* _Supplied data_
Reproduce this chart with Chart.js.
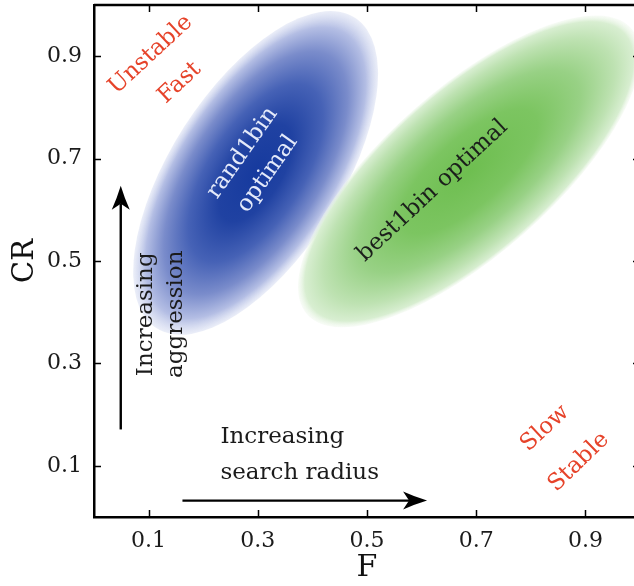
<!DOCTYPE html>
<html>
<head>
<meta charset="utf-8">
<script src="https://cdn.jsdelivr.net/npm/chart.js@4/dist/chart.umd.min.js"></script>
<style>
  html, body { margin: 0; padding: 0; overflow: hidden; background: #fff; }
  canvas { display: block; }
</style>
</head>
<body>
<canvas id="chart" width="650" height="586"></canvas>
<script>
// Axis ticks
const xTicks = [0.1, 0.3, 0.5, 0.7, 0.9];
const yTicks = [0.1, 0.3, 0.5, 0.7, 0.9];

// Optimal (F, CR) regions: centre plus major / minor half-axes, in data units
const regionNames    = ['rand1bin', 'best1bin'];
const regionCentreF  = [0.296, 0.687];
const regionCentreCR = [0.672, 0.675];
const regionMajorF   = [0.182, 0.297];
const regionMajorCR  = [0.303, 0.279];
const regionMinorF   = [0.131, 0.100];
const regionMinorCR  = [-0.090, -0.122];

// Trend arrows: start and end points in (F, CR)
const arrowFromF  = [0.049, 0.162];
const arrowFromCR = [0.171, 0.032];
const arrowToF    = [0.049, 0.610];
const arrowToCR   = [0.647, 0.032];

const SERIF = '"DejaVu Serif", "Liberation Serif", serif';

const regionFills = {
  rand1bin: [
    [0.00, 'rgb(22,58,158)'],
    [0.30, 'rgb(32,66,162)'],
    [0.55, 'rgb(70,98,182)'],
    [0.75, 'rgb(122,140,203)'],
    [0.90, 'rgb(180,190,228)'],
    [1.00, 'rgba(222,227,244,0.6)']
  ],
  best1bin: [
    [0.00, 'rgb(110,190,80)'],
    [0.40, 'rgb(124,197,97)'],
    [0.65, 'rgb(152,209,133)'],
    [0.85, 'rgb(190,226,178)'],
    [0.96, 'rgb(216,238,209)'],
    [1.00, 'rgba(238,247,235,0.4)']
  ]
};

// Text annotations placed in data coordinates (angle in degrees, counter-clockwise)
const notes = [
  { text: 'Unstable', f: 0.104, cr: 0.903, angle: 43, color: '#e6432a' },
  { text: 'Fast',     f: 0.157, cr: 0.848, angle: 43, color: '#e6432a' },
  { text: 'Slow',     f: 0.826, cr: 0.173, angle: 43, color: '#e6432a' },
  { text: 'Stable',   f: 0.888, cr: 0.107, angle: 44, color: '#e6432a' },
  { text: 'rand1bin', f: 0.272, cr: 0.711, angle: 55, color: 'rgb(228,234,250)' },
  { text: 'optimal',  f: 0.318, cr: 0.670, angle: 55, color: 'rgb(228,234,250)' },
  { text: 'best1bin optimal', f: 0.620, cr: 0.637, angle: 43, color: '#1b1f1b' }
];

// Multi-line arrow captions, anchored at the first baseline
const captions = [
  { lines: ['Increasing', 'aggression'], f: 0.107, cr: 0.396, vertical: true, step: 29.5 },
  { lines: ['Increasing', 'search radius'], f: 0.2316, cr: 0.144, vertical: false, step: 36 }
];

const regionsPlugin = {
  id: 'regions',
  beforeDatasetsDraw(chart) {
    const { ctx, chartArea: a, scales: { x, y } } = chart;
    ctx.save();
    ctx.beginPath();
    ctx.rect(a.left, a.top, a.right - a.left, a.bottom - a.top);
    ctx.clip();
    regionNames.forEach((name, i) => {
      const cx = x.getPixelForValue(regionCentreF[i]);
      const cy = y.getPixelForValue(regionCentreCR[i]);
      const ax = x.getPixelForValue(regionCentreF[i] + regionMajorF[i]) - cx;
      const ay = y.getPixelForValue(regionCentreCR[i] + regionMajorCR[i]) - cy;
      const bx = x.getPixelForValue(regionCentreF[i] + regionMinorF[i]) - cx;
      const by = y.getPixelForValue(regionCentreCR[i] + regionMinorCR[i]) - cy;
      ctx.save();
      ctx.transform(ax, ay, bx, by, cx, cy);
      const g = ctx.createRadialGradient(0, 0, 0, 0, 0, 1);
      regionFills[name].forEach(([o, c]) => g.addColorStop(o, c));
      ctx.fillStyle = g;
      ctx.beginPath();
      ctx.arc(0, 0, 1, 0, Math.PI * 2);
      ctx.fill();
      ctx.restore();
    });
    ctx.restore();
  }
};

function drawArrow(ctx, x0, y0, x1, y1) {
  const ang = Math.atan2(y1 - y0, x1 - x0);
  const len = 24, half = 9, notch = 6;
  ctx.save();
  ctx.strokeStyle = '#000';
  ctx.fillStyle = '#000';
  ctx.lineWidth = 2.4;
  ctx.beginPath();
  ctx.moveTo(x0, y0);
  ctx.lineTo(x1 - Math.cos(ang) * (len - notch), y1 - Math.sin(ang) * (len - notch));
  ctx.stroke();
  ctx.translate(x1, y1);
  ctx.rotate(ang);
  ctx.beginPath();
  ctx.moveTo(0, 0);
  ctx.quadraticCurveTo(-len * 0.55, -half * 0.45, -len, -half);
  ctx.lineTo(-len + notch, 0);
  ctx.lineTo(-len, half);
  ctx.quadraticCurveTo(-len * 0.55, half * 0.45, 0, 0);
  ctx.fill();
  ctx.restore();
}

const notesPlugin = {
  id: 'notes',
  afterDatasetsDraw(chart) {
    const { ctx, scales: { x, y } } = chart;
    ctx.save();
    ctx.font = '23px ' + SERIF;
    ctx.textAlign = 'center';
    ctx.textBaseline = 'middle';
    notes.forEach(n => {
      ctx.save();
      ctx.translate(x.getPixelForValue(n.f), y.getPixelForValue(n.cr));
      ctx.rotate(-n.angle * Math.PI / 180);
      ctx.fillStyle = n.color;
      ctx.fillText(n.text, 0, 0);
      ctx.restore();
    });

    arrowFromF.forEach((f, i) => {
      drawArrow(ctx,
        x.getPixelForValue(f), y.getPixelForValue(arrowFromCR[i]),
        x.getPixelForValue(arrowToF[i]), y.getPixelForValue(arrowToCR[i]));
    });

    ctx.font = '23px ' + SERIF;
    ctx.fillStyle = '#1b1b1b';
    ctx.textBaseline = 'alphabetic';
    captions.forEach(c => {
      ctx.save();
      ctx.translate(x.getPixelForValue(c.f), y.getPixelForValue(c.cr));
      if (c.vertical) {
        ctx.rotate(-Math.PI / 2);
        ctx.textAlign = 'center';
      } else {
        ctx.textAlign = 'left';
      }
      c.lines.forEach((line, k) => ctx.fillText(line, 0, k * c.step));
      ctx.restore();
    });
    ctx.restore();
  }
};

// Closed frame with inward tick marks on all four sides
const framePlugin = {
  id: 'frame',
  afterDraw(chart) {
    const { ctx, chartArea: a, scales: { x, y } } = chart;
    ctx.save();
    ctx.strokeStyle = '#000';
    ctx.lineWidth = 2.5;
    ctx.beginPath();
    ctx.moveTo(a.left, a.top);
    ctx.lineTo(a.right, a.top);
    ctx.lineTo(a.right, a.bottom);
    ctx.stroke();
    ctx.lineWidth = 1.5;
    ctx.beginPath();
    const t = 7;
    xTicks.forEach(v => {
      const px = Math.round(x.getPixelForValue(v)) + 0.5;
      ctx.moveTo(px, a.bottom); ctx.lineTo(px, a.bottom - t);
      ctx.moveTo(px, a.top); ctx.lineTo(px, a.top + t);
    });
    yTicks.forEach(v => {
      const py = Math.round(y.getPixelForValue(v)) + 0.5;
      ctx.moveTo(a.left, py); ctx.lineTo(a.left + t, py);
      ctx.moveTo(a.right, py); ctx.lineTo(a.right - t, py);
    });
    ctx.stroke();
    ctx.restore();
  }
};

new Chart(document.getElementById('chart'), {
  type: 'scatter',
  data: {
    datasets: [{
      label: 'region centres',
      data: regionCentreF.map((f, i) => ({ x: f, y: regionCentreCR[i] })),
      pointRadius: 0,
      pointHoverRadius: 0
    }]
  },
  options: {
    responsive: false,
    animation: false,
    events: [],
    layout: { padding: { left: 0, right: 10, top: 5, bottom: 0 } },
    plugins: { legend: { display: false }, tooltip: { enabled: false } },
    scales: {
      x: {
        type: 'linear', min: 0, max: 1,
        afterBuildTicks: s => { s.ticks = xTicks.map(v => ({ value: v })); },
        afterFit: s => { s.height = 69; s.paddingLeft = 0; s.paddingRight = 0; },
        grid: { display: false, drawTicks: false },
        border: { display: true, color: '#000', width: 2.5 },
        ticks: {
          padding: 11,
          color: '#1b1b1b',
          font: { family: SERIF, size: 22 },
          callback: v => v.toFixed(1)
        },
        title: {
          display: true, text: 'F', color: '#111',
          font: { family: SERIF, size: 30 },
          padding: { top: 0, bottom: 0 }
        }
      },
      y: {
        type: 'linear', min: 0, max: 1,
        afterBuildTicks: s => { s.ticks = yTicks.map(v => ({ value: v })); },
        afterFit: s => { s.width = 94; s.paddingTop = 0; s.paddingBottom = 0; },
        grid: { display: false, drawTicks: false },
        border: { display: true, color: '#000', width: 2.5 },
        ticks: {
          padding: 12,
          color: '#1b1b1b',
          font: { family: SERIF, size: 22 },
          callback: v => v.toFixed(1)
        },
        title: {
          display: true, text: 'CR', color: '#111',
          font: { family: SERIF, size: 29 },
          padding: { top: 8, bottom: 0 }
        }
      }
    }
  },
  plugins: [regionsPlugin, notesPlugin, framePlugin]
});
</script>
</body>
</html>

==

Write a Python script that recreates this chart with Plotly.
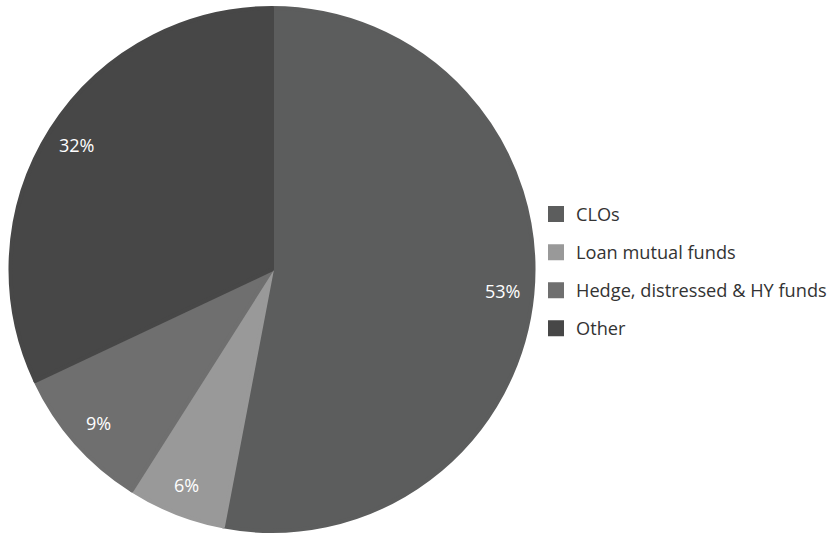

* _Work required_
In the listing above, find the line with "Reproduce this chart with Chart.js." and the line with "const yTicks = [0.1, 0.3, 0.5, 0.7, 0.9];". Copy exactly those lines and all between them, minus the images.

* _Output of the exercise_
Reproduce this chart with Chart.js.
<!DOCTYPE html>
<html>
<head>
<meta charset="utf-8">
<script src="https://cdn.jsdelivr.net/npm/chart.js@4/dist/chart.umd.min.js"></script>
<style>
  html, body { margin: 0; padding: 0; overflow: hidden; background: #fff; }
  canvas { display: block; }
</style>
</head>
<body>
<canvas id="chart" width="650" height="586"></canvas>
<script>
// Axis ticks
const xTicks = [0.1, 0.3, 0.5, 0.7, 0.9];
const yTicks = [0.1, 0.3, 0.5, 0.7, 0.9];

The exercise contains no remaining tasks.